# Remy Martin???



## buzhunter (Sep 3, 2007)

Anybody got any info on a dog by the name of "Remy Martin"? Supposed to be a direct son of Jaun Gotti? Just curious.


----------



## los44 (Jun 1, 2008)

Remy Martin is off of blue of ruckus, he is razors edge. Tilo brar produced him, fabian bought him, marketed him and created a bs bloodline called remyline. I love the dog but hate all the bs he's. surrounded by. oh almost forgot his dam is sage of ruckus. Hope this helps.


----------



## buzhunter (Sep 3, 2007)

Helps a lot. Thanks, man.


----------



## Czar (Nov 11, 2009)

I found a good pic. Hope this helps


----------



## B.Mamba (Jan 20, 2010)

I use to talk to fabian before he was the way he was. He seemed cool when he had his "gottyline pits" but as soon as he got remy. guy made a business out of the whole thing.


----------



## Black Rabbit (Nov 14, 2009)

Czar said:


> I found a good pic. Hope this helps


:rofl::rofl::rofl::rofl::rofl::woof:


----------



## B.Mamba (Jan 20, 2010)

buzhunter said:


> Anybody got any info on a dog by the name of "Remy Martin"? Supposed to be a direct son of Jaun Gotti? Just curious.
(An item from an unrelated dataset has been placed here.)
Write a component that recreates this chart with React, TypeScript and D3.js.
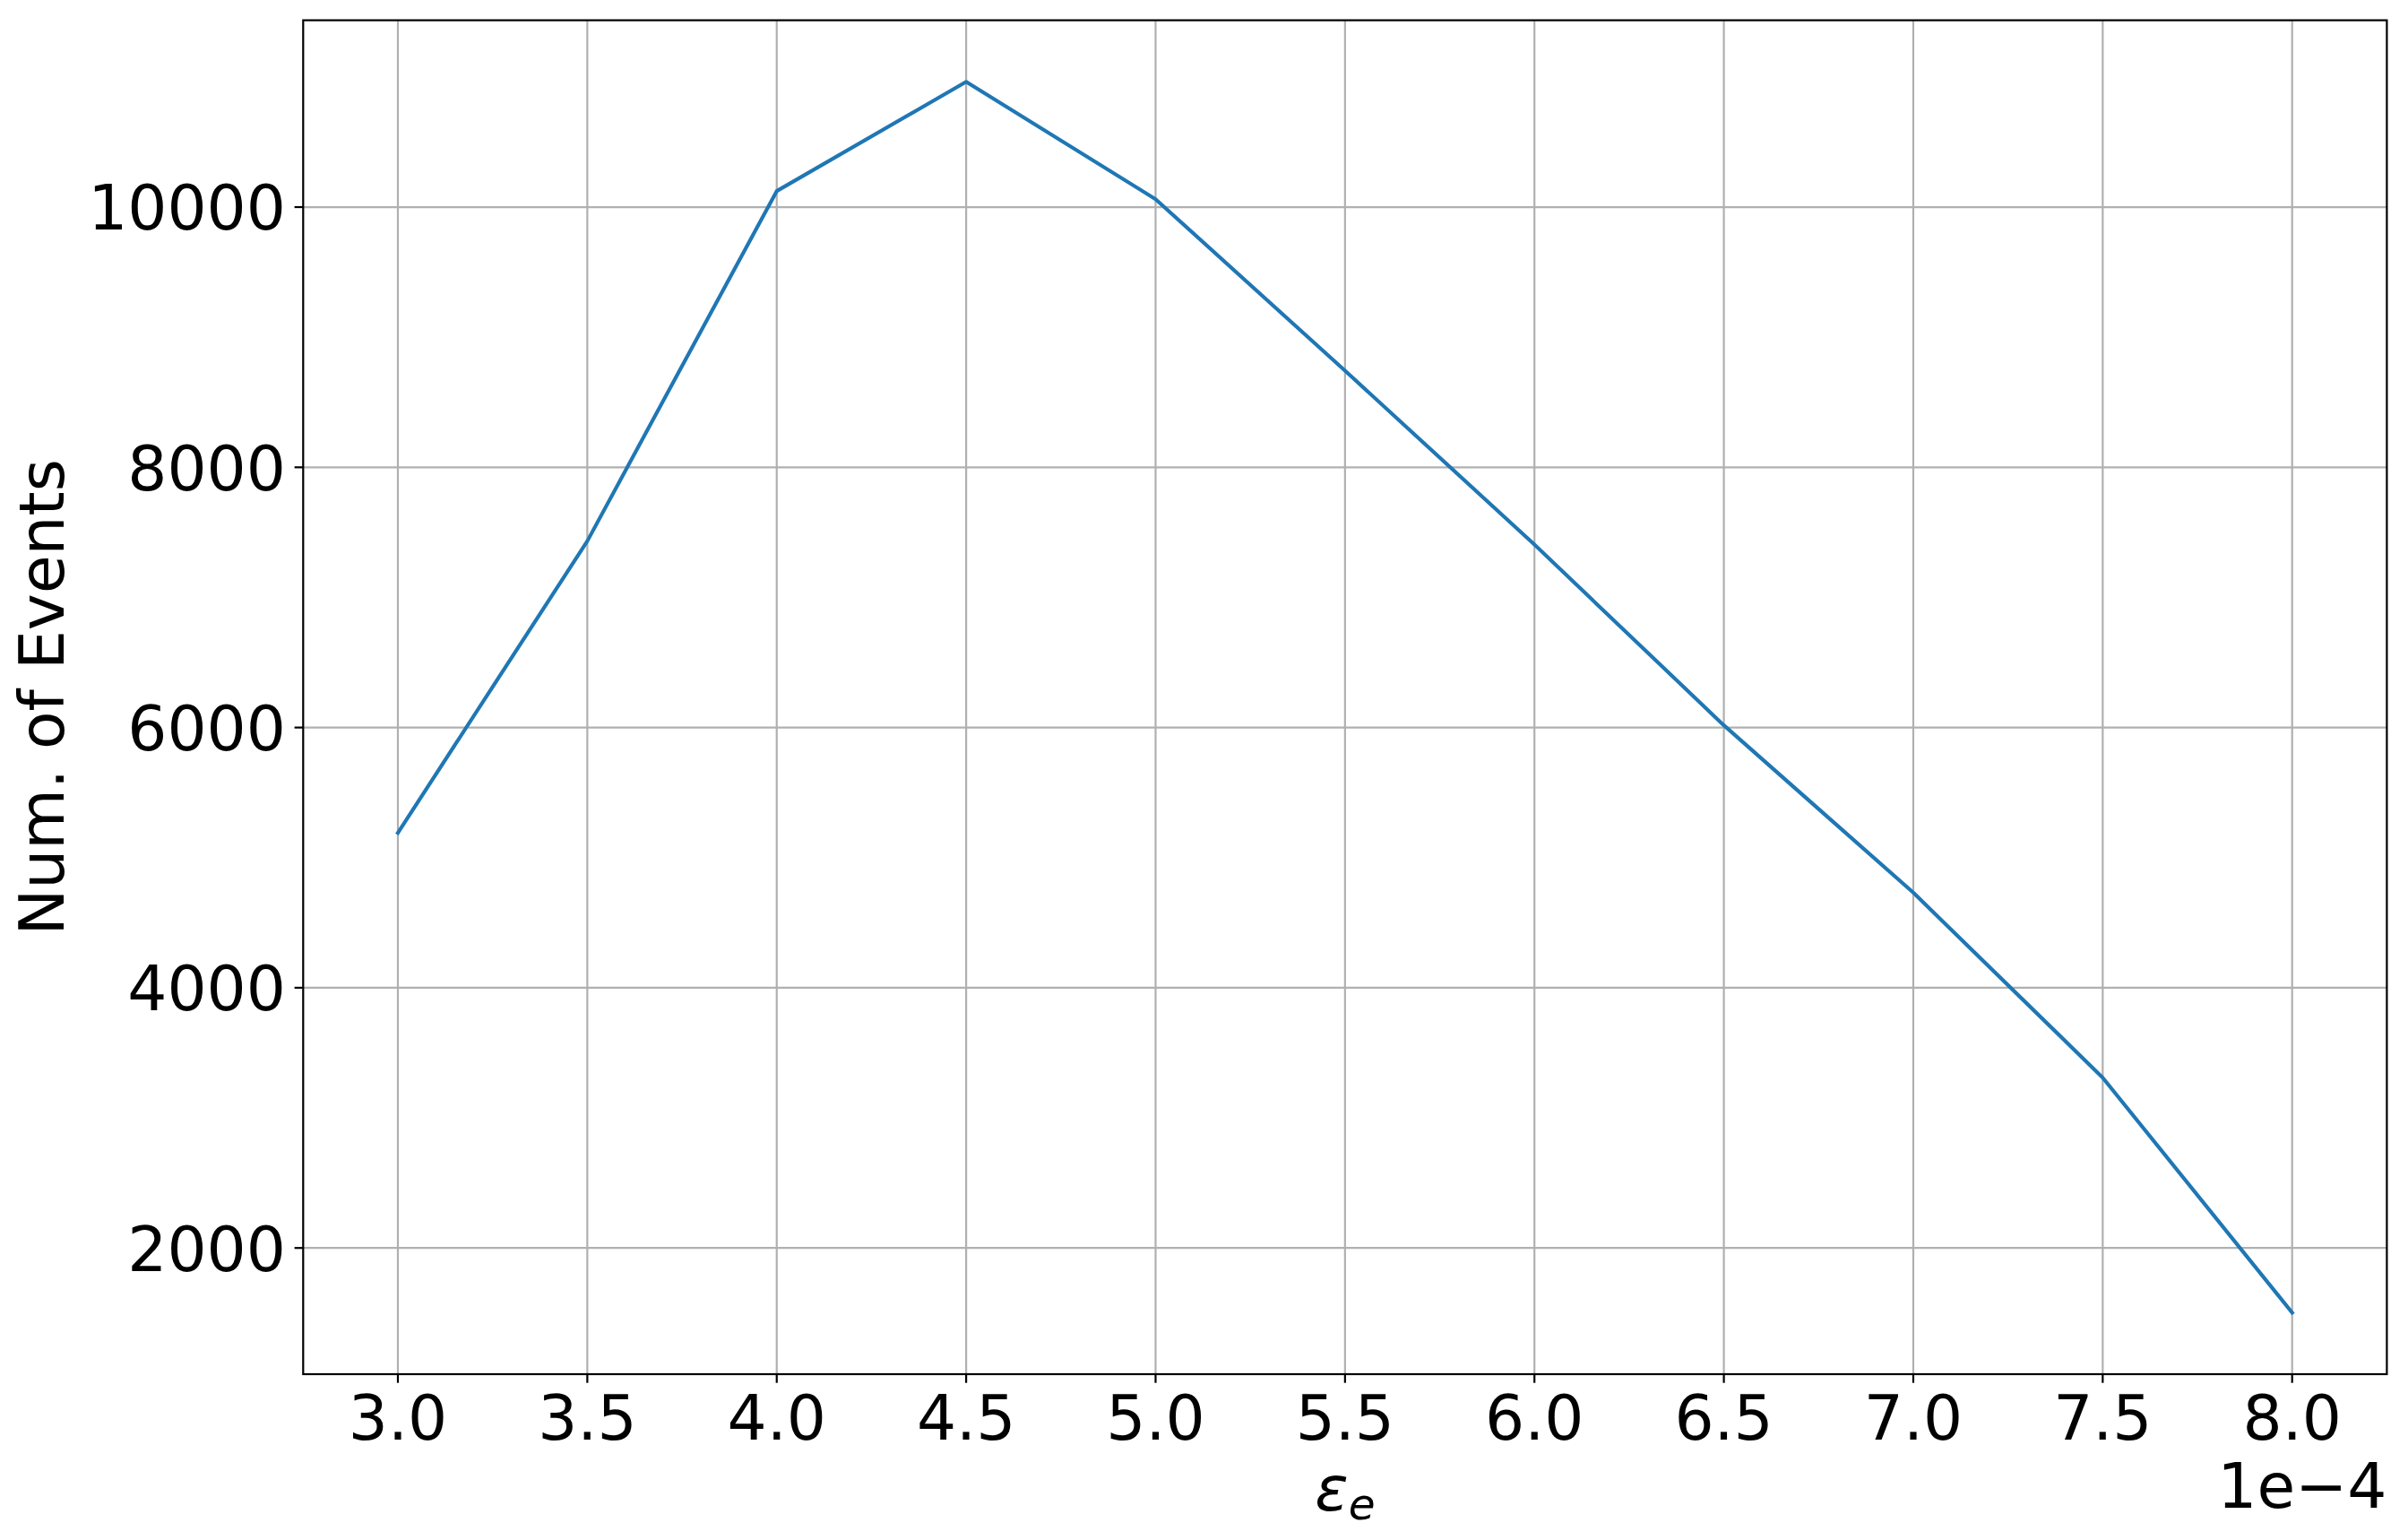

Were you thinking of Monster?


----------



## buzhunter (Sep 3, 2007)

Possibly. How's he fit into the mix? I don't know anything about this lol.


----------



## B.Mamba (Jan 20, 2010)

He is direct son off Juan gotti an in some way (not really) looks like remy 
http://www.freewebs.com/bigslickbullies/w.s_monster.gif


----------



## buzhunter (Sep 3, 2007)

Actually not a bad looking dog. You know if Remy is still alive?


----------



## los44 (Jun 1, 2008)

Remy Martin is still alive as well as monster last I checked


----------



## dixieland (Aug 14, 2009)

B.Mamba said:


> He is direct son off Juan gotti an in some way (not really) looks like remy
> http://www.freewebs.com/bigslickbullies/w.s_monster.gif


I love that dog!


----------



## #genuine.as_f' (Jul 5, 2013)

My pups great grandfather..

Sent from Petguide.com Free App


----------



## Princesspaola21 (Oct 30, 2012)

Remy-Martin is a gorgeous dog! Several of my dogs go back to him. He's Cash's great grand sire.

Sent from Petguide.com Free App


----------



## Carriana (May 13, 2008)

Aw sad, I thought for a second that buz had come back to us. But no, just a thread resurrection.


----------



## Princesspaola21 (Oct 30, 2012)

Carriana said:


> Aw sad, I thought for a second that buz had come back to us. But no, just a thread resurrection.


Lmao I just now noticed this was an old thread.

Sent from Petguide.com Free App


----------